* _SUPPLIED RECORDS_
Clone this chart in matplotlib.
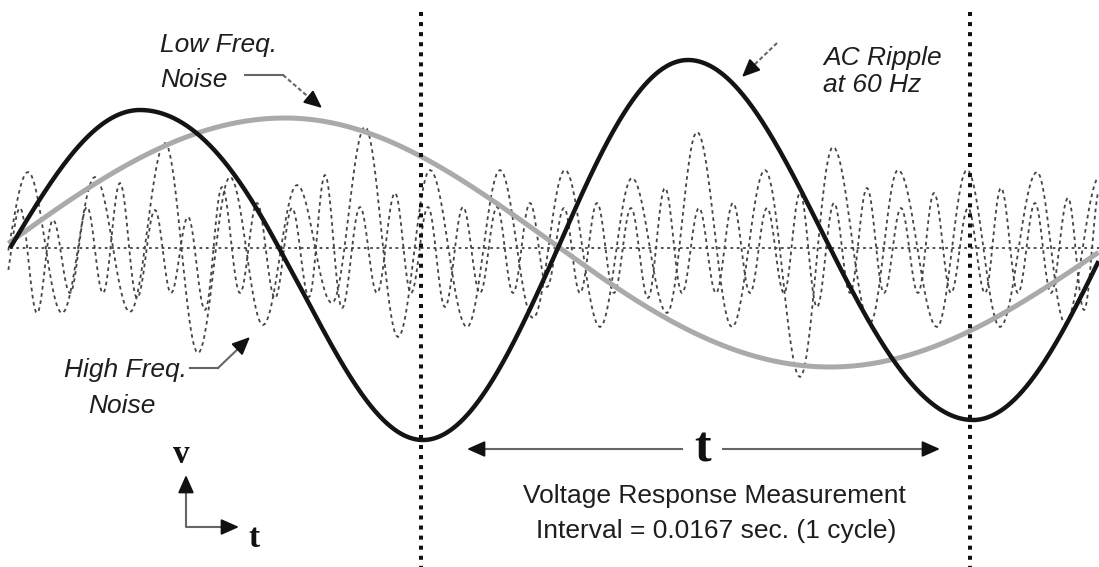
import numpy as np
import matplotlib
matplotlib.use('Agg')
import matplotlib.pyplot as plt
from matplotlib import font_manager

# waveform shapes: t = horizontal position (px), v = height above the zero line (px)
ripple_zero_t = [10, 279, 558, 830, 1105]
ripple_ext_t = [140, 423, 688, 973]
ripple_ext_v = [138, -192, 188, -172]

low_zero_t = [2, 560, 1105]
low_ext_t = [285, 830]
low_ext_v = [130, -119]

# high freq noise, two dotted traces (peaks / troughs)
noise_a_peak_t = [28, 95, 165, 230, 297, 365, 430, 500, 565, 632, 697, 765, 833, 898, 967, 1037, 1100]
noise_a_peak_v = [76, 71, 105, 71, 63, 121, 78, 78, 78, 70, 116, 78, 101, 78, 78, 76, 72]
noise_a_trough_t = [-6, 62, 130, 198, 263, 332, 398, 467, 533, 600, 667, 732, 800, 870, 937, 1000, 1065]
noise_a_trough_v = [-50, -65, -64, -105, -77, -55, -89, -79, -70, -79, -65, -79, -129, -75, -79, -79, -75]

noise_b_peak_t = [20, 53, 87, 120, 155, 188, 222, 257, 292, 325, 360, 395, 428, 463, 497, 530, 564,
                  597, 631, 665, 699, 733, 767, 800, 834, 867, 901, 934, 968, 1001, 1035, 1068, 1100]
noise_b_peak_v = [40, 28, 41, 65, 38, 31, 61, 45, 40, 73, 41, 55, 41, 41, 41, 45, 40,
                  45, 40, 60, 40, 45, 40, 55, 45, 60, 40, 55, 40, 60, 45, 50, 60]
noise_b_trough_t = [3, 37, 70, 103, 137, 171, 205, 240, 275, 309, 342, 377, 411, 445, 480, 513, 547,
                    580, 614, 648, 682, 716, 750, 784, 817, 850, 884, 918, 951, 985, 1018, 1051, 1084]
noise_b_trough_v = [-40, -65, -45, -45, -50, -45, -62, -45, -50, -49, -60, -45, -45, -59, -45, -45, -39,
                    -45, -45, -50, -45, -45, -45, -45, -59, -45, -45, -45, -45, -45, -45, -45, -62]

BASE = 248      # zero line (px from top)
X0 = 8          # traces start here
W, H = 1099, 567


def wave(zeros, ext_t, ext_v, n=1200):
    # phase runs through the zero / extremum knots, amplitude eases between extrema
    knots_t = [zeros[0]]
    for i in range(len(ext_t)):
        knots_t += [ext_t[i], zeros[i + 1]]
    knots_p = np.arange(len(knots_t)) * np.pi / 2
    t = np.linspace(knots_t[0], knots_t[-1], n)
    phase = np.interp(t, knots_t, knots_p)
    amp = np.full_like(t, abs(ext_v[0]))
    for t0, t1, a0, a1 in zip(ext_t[:-1], ext_t[1:], ext_v[:-1], ext_v[1:]):
        m = (t >= t0) & (t <= t1)
        s = (t[m] - t0) / (t1 - t0)
        amp[m] = abs(a0) + (abs(a1) - abs(a0)) * (1 - np.cos(np.pi * s)) / 2
    amp[t > ext_t[-1]] = abs(ext_v[-1])
    sign = 1 if ext_v[0] > 0 else -1
    return t, sign * amp * np.sin(phase)


def smooth(pt, pv, tt, tv, n=20):
    # half cosine between consecutive extrema
    pts = sorted(zip(list(pt) + list(tt), list(pv) + list(tv)))
    ts, vs = [], []
    s = np.linspace(0, 1, n)
    for (t0, v0), (t1, v1) in zip(pts[:-1], pts[1:]):
        ts += list(t0 + (t1 - t0) * s)
        vs += list(v0 + (v1 - v0) * (1 - np.cos(np.pi * s)) / 2)
    return np.array(ts), np.array(vs)


def clip(t, v):
    m = (t >= X0) & (t <= W)
    return t[m], BASE - v[m]


names = {f.name for f in font_manager.fontManager.ttflist}
if 'Liberation Sans Narrow' in names:
    sans, fs = 'Liberation Sans Narrow', 22.5
else:
    sans, fs = 'Liberation Sans', 19
serif = 'Liberation Serif' if 'Liberation Serif' in names else 'DejaVu Serif'

fig = plt.figure(figsize=(W / 100, H / 100), dpi=100)
ax = fig.add_axes([0, 0, 1, 1])
ax.set_xlim(0, W)
ax.set_ylim(H, 0)
ax.axis('off')

# zero line
ax.plot([10, W], [BASE, BASE], color='#444444', lw=1.3, ls=(0, (1.5, 2)), zorder=1)

# noise
for pt, pv, tt, tv in [(noise_a_peak_t, noise_a_peak_v, noise_a_trough_t, noise_a_trough_v),
                       (noise_b_peak_t, noise_b_peak_v, noise_b_trough_t, noise_b_trough_v)]:
    t, y = clip(*smooth(pt, pv, tt, tv))
    ax.plot(t, y, color='#454545', lw=1.3, ls=(0, (2, 2)), zorder=2)

# low freq noise
t, y = clip(*wave(low_zero_t, low_ext_t, low_ext_v))
ax.plot(t, y, color='#aaaaaa', lw=3.6, solid_capstyle='butt', zorder=3)

# 60 Hz ripple
t, y = clip(*wave(ripple_zero_t, ripple_ext_t, ripple_ext_v))
ax.plot(t, y, color='#141414', lw=3.2, solid_capstyle='butt', zorder=4)

# measurement interval markers
for x in [421, 970]:
    ax.plot([x, x], [12, H], color='#111111', lw=2.9, ls=(0, (1, 1.5)),
            dash_capstyle='butt', zorder=5)

grey = '#666666'


def head(tip, frm):
    ax.annotate('', xy=tip, xytext=frm,
                arrowprops=dict(arrowstyle='-|>,head_length=0.9,head_width=0.4',
                                color='#111111', lw=1.4, mutation_scale=12,
                                shrinkA=0, shrinkB=0), zorder=6)


# leaders
ax.plot([245, 283], [75, 75], color=grey, lw=1.5, zorder=6)
ax.plot([283, 312], [75, 100], color=grey, lw=1.5, ls=(0, (2, 1.2)), zorder=6)
head((322, 108), (310, 98))

ax.plot([777, 752], [43, 67], color=grey, lw=1.5, ls=(0, (2, 1.2)), zorder=6)
head((742, 77), (753.5, 66))

ax.plot([190, 218], [368, 368], color=grey, lw=1.5, zorder=6)
ax.plot([218, 240], [368, 347], color=grey, lw=1.5, zorder=6)
head((250, 337), (238.5, 348))

ax.plot([475, 682], [449, 449], color=grey, lw=1.5, zorder=6)
ax.plot([723, 932], [449, 449], color=grey, lw=1.5, zorder=6)
head((467, 449), (483, 449))
head((940, 449), (924, 449))

ax.plot([186, 186, 230], [485, 527, 527], color=grey, lw=1.5, zorder=6)
head((186, 475), (186, 491))
head((239, 527), (223, 527))

# text
tc = '#1e1e1e'
kw = dict(family=[sans, 'DejaVu Sans'], fontsize=fs, color=tc, va='baseline')
ax.text(160, 52, 'Low Freq.', style='italic', **kw)
ax.text(160, 87, 'Noise', style='italic', **kw)
ax.text(823, 65, 'AC Ripple', style='italic', **kw)
ax.text(823, 92, 'at 60 Hz', style='italic', **kw)
ax.text(125, 377, 'High Freq.', style='italic', ha='center', **kw)
ax.text(122, 413, 'Noise', style='italic', ha='center', **kw)
ax.text(714, 503, 'Voltage Response Measurement', ha='center', **kw)
ax.text(716, 538, 'Interval = 0.0167 sec. (1 cycle)', ha='center', **kw)

skw = dict(family=[serif, 'DejaVu Serif'], fontweight='bold', color='#111111', va='baseline', ha='center')
ax.text(703, 462, 't', fontsize=36, **skw)
ax.text(181, 463, 'v', fontsize=24, **skw)
ax.text(254, 547, 't', fontsize=24, **skw)

fig.savefig('out.png', dpi=100)
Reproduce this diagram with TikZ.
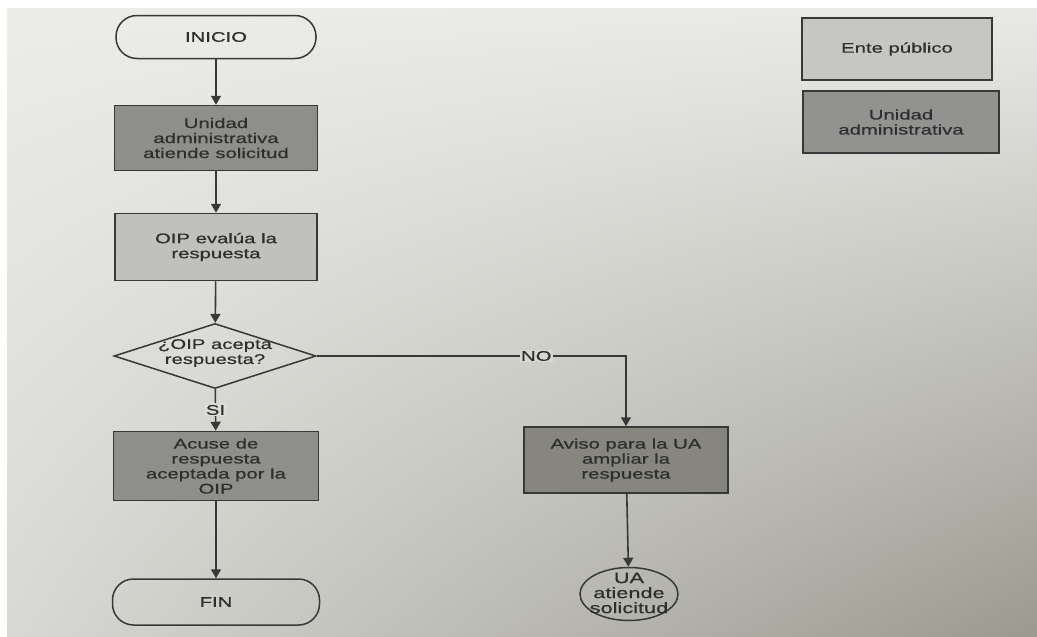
\documentclass[tikz,border=0pt]{standalone}
\usepackage{fontspec}
\setmainfont{Liberation Sans}[FakeStretch=1.45,FakeBold=0.6]
\usetikzlibrary{shapes.geometric,arrows.meta,shadings}
\definecolor{txt}{HTML}{2E2E2E}
\definecolor{ln}{HTML}{383838}
\definecolor{lightbox}{HTML}{C0C0BC}
\definecolor{darkbox}{HTML}{8E8E8A}
\definecolor{darkboxb}{HTML}{86867F}
\definecolor{leglight}{HTML}{C6C6C2}
\definecolor{legdark}{HTML}{929290}
\definecolor{bgsi}{HTML}{DCDCD8}
\definecolor{bgno}{HTML}{D8D8D3}
\definecolor{bgul}{HTML}{ECECE9}
\definecolor{bgur}{HTML}{E9E9E6}
\definecolor{bgll}{HTML}{D8D8D4}
\definecolor{bglr}{HTML}{9A9A90}
\tikzset{
  base/.style={draw=ln, line width=1.5pt, text=txt, align=center, inner sep=0pt,
    font=\fontsize{14}{15}\selectfont},
  term/.style={base, rectangle, rounded corners=21pt},
  procbox/.style={base, rectangle},
  conn/.style={draw=ln, line width=1.6pt, -{Triangle[width=10pt,length=9pt]}},
  lbl/.style={fill=#1, text=txt, inner sep=1.5pt, font=\fontsize{14}{15}\selectfont}
}
\begin{document}
\begin{tikzpicture}[x=1pt,y=-1pt]
\useasboundingbox (0,0) rectangle (1037,637);
\fill[white] (0,0) rectangle (1037,637);
\shade[upper left=bgul, upper right=bgur, lower left=bgll, lower right=bglr]
  (7,8) rectangle (1037,636);

% nodes
\node[term, minimum width=200pt, minimum height=43pt] (inicio) at (216,37) {INICIO};
\node[procbox, fill=darkbox, minimum width=203pt, minimum height=65pt] (b1) at (216,138)
  {Unidad\\administrativa\\atiende solicitud};
\node[procbox, fill=lightbox, minimum width=202pt, minimum height=67pt] (b2) at (216,247)
  {OIP evalúa la\\respuesta};
\node[base, diamond, minimum width=202pt, minimum height=65pt, aspect=3.1] (d) at (215,356) {};
\node[text=txt, align=center, inner sep=0pt, font=\fontsize{14}{15}\selectfont] (dtext) at (215,353)
  {¿OIP acepta\\respuesta?};
\node[procbox, fill=darkbox, minimum width=205pt, minimum height=69pt] (b3) at (216,466)
  {Acuse de\\respuesta\\aceptada por la\\OIP};
\node[term, minimum width=207pt, minimum height=46pt] (fin) at (216,602) {FIN};
\node[procbox, fill=darkboxb, minimum width=204pt, minimum height=66pt] (b4) at (626,460)
  {Aviso para la UA\\ampliar la\\respuesta};
\node[base, ellipse, minimum width=98pt, minimum height=53pt] (c) at (629,594) {};
\node[text=txt, align=center, inner sep=0pt, font=\fontsize{15}{15}\selectfont] (ctext) at (629,593)
  {UA\\atiende\\solicitud};

% legend
\node[procbox, fill=leglight, minimum width=190pt, minimum height=62pt] (l1) at (897,49) {Ente público};
\node[procbox, fill=legdark, minimum width=196pt, minimum height=62pt] (l2) at (901,122)
  {Unidad\\administrativa};

% connectors
\draw[conn] (inicio) -- (b1);
\draw[conn] (b1) -- (b2);
\draw[conn] (b2) -- (d);
\draw[conn] (d) -- node[lbl=bgsi, pos=0.5] (si) {SI} (b3);
\draw[conn] (b3) -- (fin);
\draw[conn] (d.east) -| node[lbl=bgno, pos=0.355] (no) {NO} (b4.north);
\draw[conn] (b4) -- (c);
\end{tikzpicture}
\end{document}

* _OBJECTIVE_
Output exactly the span of lines from the top of the listing through the line holding "low_ext_v = [130, -119]", and leave every picture out.

* _EXERCISE ANSWER_
Clone this chart in matplotlib.
import numpy as np
import matplotlib
matplotlib.use('Agg')
import matplotlib.pyplot as plt
from matplotlib import font_manager

# waveform shapes: t = horizontal position (px), v = height above the zero line (px)
ripple_zero_t = [10, 279, 558, 830, 1105]
ripple_ext_t = [140, 423, 688, 973]
ripple_ext_v = [138, -192, 188, -172]

low_zero_t = [2, 560, 1105]
low_ext_t = [285, 830]
low_ext_v = [130, -119]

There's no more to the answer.